-- start --
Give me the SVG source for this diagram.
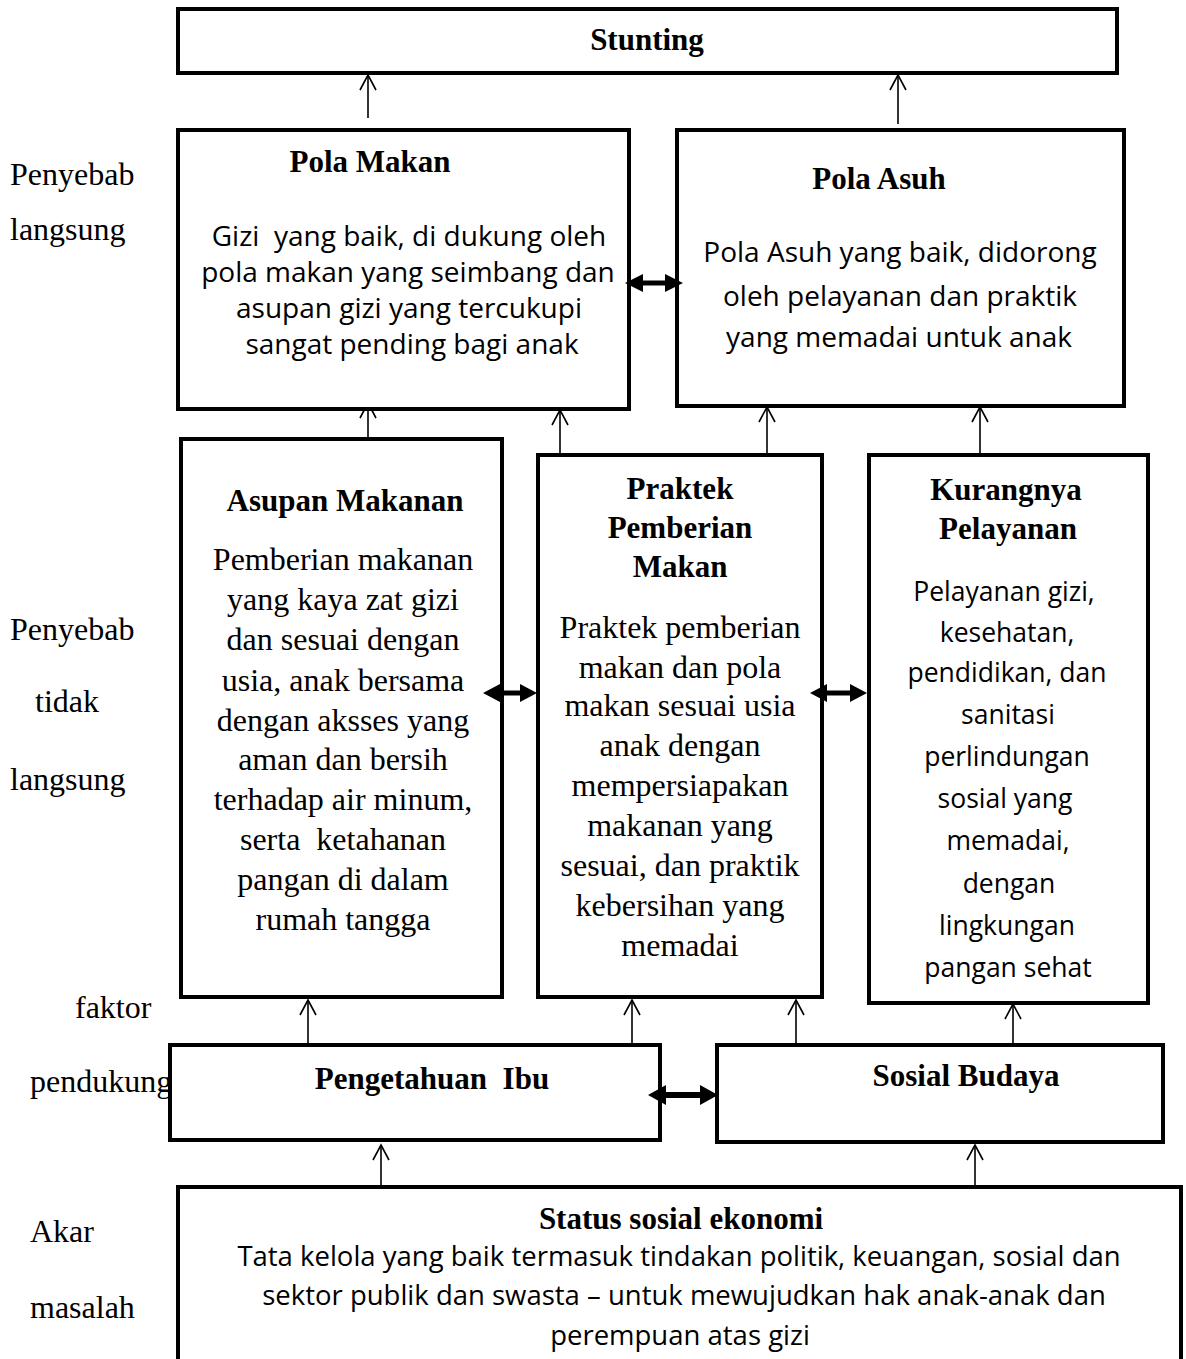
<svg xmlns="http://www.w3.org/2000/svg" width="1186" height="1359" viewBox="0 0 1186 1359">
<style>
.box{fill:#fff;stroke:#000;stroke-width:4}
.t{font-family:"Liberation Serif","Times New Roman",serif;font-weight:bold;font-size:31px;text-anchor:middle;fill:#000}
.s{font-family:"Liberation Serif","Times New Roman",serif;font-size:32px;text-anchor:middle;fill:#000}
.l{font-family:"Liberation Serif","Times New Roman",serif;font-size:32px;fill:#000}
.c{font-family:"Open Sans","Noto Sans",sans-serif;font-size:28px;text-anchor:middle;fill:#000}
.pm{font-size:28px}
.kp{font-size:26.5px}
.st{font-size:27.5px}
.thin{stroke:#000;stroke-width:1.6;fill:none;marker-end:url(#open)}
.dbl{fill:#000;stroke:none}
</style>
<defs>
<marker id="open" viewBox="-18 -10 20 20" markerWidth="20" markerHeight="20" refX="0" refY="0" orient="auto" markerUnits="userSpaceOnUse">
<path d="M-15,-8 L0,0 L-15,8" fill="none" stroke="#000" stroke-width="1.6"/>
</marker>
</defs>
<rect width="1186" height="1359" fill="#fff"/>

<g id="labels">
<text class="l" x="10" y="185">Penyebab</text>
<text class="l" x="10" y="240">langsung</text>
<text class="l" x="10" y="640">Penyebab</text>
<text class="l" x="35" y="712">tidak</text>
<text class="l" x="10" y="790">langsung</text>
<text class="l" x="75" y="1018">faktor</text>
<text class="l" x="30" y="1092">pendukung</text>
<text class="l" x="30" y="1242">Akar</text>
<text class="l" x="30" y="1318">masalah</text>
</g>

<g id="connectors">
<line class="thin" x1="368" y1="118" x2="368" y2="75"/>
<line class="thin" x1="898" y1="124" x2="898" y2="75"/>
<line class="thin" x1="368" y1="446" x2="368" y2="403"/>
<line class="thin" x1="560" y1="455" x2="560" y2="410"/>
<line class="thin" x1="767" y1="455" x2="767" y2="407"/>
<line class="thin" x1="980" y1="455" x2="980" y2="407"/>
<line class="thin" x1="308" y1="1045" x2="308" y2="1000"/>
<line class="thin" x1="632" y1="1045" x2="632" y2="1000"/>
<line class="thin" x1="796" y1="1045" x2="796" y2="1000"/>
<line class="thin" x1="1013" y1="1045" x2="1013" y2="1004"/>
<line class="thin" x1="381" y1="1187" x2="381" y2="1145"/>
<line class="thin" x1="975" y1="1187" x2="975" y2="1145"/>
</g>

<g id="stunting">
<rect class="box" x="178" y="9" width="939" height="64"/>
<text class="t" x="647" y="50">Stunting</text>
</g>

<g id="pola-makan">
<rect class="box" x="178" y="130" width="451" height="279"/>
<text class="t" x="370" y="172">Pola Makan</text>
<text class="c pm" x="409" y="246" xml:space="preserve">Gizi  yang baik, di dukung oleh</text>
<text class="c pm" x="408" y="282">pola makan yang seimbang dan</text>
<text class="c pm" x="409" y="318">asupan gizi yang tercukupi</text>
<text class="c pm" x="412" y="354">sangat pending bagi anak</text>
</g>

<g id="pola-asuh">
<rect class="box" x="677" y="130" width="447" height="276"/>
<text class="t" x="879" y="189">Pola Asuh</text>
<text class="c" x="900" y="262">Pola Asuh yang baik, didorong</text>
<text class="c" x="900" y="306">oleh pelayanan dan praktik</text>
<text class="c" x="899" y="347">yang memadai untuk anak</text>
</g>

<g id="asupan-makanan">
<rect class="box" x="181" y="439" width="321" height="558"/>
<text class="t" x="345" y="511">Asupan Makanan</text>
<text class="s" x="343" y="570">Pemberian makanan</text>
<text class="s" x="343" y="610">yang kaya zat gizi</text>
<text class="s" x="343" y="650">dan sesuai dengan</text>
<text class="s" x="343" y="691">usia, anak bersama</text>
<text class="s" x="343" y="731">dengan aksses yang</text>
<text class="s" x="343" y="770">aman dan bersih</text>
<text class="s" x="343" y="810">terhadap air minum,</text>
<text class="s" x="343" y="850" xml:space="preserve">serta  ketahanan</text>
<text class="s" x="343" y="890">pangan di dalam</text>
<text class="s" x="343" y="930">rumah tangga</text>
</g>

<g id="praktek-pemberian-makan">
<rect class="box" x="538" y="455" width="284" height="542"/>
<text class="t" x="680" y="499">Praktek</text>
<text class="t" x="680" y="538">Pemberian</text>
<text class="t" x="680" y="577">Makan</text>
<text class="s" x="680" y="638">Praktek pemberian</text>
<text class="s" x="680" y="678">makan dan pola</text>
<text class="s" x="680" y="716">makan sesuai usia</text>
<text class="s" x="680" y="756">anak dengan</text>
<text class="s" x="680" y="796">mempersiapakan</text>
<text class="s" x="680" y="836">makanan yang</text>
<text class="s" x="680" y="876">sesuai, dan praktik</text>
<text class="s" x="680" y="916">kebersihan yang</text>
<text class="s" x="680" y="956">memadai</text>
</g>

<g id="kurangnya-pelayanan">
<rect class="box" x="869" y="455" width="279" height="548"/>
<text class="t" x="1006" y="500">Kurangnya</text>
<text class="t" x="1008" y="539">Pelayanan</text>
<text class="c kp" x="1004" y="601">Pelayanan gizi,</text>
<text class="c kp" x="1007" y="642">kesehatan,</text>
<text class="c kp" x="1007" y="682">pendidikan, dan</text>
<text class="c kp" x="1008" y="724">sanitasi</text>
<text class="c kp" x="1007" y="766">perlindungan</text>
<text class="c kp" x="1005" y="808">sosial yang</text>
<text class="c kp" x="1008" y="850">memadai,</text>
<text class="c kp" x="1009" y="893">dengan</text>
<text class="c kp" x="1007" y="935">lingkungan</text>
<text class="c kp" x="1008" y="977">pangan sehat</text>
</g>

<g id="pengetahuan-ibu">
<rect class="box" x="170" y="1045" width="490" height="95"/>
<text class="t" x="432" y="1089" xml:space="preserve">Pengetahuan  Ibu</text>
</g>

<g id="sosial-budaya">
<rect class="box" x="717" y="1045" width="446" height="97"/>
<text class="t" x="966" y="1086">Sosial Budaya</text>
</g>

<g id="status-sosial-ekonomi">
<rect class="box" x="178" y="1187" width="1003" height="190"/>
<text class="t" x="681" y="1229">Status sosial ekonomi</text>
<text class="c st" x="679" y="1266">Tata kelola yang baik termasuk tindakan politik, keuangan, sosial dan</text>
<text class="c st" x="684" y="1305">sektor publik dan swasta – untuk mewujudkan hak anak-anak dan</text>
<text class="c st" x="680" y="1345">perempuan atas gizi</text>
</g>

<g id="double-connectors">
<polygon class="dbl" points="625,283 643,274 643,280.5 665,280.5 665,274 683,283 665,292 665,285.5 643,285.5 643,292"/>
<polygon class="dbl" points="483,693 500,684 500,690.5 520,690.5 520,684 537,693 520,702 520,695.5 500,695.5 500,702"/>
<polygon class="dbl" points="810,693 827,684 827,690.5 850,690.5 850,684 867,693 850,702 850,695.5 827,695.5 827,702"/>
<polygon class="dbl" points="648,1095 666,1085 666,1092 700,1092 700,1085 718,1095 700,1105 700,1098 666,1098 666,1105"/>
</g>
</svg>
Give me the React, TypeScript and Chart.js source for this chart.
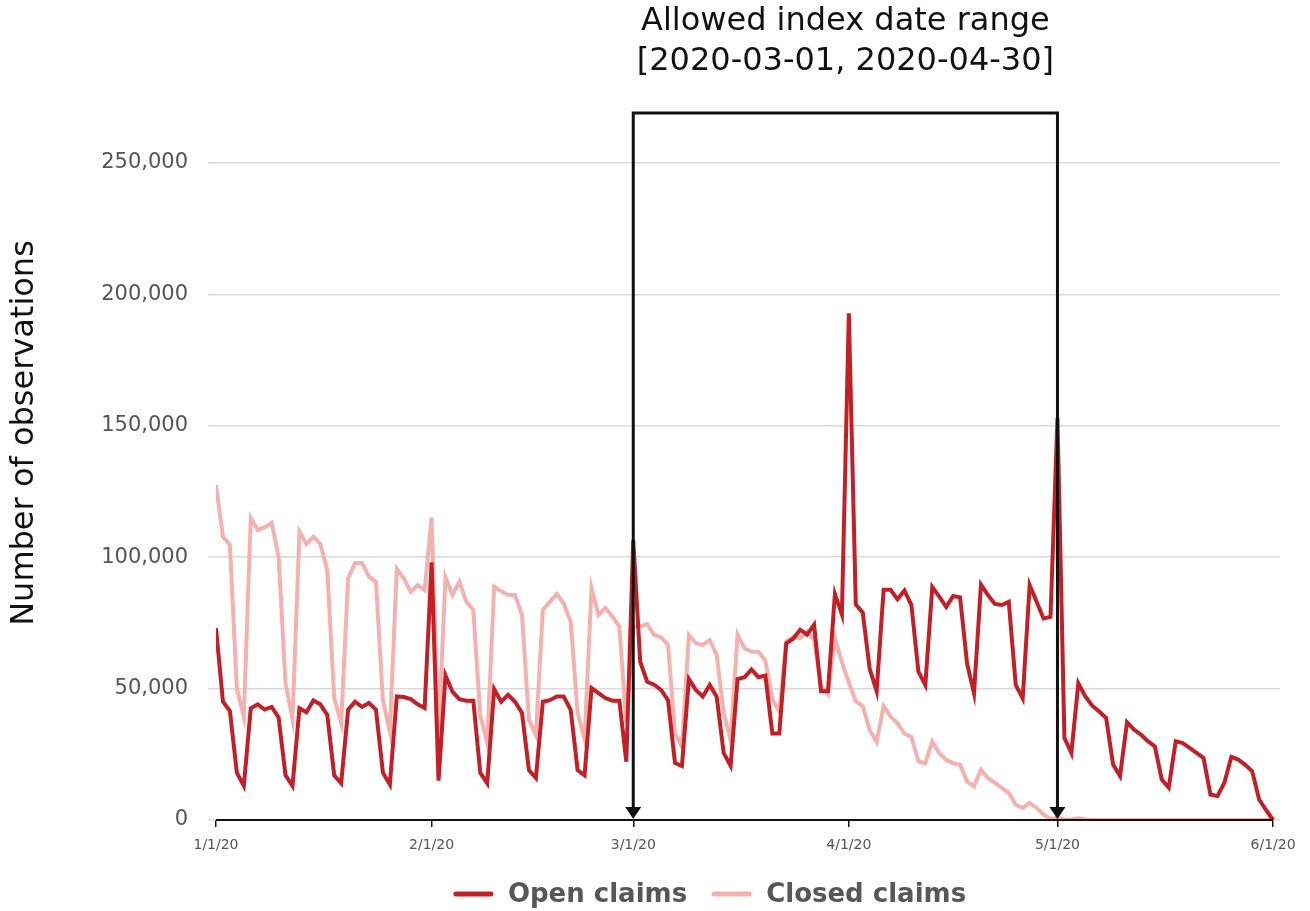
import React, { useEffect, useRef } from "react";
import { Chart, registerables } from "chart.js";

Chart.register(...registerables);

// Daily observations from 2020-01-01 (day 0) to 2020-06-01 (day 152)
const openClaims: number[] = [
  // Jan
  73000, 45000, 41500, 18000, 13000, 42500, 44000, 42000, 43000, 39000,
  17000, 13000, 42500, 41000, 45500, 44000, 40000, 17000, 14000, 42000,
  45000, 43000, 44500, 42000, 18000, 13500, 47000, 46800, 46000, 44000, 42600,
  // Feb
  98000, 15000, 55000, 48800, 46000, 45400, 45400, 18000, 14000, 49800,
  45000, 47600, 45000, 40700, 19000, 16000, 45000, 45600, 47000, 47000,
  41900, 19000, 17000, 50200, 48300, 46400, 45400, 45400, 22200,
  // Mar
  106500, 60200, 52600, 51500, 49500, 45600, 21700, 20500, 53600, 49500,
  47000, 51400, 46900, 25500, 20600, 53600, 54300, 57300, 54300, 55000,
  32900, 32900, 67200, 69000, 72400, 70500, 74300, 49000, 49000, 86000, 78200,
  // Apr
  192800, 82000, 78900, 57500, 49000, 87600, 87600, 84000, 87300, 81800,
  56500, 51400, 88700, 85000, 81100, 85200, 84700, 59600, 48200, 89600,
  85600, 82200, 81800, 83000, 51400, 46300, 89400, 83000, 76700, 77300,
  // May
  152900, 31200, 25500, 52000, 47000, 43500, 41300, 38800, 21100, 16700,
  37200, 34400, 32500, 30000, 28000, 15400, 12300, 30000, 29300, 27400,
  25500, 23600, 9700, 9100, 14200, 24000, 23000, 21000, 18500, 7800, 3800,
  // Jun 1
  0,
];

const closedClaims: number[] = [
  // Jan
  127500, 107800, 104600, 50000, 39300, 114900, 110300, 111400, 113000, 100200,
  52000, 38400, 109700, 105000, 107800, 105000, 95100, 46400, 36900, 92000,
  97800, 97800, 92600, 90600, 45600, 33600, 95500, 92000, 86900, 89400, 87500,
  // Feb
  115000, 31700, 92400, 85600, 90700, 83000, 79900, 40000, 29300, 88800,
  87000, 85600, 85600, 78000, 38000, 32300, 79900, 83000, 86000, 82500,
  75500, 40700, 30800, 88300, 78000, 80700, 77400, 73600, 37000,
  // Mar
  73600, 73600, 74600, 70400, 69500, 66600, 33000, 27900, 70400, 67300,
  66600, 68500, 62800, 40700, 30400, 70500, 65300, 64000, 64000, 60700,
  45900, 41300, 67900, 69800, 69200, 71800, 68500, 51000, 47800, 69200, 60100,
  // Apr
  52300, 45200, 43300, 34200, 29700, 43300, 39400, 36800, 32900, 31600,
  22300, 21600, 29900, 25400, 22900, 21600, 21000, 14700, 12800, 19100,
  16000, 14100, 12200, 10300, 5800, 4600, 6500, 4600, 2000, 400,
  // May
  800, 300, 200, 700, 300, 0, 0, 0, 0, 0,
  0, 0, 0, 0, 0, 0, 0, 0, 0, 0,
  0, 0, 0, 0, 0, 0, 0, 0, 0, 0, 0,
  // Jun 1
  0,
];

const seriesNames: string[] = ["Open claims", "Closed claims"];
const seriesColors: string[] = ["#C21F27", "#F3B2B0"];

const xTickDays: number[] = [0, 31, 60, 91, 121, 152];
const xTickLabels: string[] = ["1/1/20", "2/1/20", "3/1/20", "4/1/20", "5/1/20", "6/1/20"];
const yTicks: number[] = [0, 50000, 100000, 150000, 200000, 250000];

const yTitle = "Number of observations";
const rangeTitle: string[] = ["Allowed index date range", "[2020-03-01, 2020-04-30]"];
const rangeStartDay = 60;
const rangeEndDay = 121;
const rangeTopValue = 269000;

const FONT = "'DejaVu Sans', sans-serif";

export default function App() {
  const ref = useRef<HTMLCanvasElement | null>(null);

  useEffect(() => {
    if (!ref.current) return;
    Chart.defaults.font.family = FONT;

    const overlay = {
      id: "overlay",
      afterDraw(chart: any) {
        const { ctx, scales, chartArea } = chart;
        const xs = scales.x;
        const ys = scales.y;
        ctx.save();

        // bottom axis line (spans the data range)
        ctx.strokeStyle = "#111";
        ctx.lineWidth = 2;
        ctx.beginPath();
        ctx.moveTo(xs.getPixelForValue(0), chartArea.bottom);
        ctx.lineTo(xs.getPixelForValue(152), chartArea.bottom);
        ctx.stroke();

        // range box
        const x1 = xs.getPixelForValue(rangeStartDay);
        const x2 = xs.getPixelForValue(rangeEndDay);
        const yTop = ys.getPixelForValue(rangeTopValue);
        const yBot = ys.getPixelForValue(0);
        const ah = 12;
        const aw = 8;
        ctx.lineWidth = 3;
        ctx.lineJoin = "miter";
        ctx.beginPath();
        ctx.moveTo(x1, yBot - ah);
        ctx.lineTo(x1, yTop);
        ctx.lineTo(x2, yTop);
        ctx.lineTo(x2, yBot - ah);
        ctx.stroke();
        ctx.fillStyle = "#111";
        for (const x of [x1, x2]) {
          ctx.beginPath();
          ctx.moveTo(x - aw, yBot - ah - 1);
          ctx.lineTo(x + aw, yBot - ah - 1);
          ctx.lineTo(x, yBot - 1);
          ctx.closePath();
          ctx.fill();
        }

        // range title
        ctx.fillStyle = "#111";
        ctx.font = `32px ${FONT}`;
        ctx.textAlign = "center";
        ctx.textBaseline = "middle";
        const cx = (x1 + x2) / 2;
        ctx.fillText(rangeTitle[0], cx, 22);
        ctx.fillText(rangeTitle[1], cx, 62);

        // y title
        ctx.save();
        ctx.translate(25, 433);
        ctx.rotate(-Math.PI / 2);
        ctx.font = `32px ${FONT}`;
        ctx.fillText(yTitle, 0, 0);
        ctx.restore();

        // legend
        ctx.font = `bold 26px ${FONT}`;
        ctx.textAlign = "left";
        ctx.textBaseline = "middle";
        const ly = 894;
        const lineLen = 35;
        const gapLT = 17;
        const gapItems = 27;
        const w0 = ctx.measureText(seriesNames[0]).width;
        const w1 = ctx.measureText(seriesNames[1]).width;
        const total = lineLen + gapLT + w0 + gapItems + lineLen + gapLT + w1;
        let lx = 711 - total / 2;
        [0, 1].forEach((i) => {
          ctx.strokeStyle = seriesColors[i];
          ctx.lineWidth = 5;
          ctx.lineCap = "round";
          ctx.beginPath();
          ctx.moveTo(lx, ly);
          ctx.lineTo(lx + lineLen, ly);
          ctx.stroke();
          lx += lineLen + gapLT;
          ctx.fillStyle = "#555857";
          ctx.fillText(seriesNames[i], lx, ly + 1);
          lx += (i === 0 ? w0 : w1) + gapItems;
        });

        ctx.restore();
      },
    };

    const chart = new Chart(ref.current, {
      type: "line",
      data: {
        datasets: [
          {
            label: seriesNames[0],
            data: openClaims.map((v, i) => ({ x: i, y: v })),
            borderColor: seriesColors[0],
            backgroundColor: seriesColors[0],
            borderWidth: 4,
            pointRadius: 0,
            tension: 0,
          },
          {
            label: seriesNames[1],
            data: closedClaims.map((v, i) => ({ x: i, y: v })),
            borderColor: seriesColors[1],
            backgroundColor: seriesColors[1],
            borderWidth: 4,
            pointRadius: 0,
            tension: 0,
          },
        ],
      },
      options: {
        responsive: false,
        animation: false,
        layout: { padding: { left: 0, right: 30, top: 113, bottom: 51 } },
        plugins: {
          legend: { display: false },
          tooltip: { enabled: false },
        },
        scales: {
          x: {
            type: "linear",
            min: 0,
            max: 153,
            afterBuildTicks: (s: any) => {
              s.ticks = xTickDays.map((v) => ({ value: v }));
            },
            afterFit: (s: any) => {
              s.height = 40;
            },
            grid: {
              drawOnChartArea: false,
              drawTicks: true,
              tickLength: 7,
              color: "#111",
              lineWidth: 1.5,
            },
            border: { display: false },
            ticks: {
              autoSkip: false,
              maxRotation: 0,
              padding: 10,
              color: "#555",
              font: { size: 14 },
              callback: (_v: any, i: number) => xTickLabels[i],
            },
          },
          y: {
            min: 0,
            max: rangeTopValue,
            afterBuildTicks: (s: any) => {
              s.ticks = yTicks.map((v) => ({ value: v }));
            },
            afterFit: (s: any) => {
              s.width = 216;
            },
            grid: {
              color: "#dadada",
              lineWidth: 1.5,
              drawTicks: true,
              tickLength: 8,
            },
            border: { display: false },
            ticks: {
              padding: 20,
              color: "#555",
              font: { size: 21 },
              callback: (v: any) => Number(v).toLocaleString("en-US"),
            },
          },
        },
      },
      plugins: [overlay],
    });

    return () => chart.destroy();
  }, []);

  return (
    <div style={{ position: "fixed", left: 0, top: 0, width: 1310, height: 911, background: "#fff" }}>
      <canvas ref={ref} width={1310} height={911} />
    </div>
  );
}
-- end --
# Do this:
Extract from the material above the stretch running from the line containing "Give me the React, TypeScript" through the line containing "Chart.register(...registerables);". Keep the text exact and the pictures out.

# Task solution:
Give me the React, TypeScript and Chart.js source for this chart.
import React, { useEffect, useRef } from "react";
import { Chart, registerables } from "chart.js";

Chart.register(...registerables);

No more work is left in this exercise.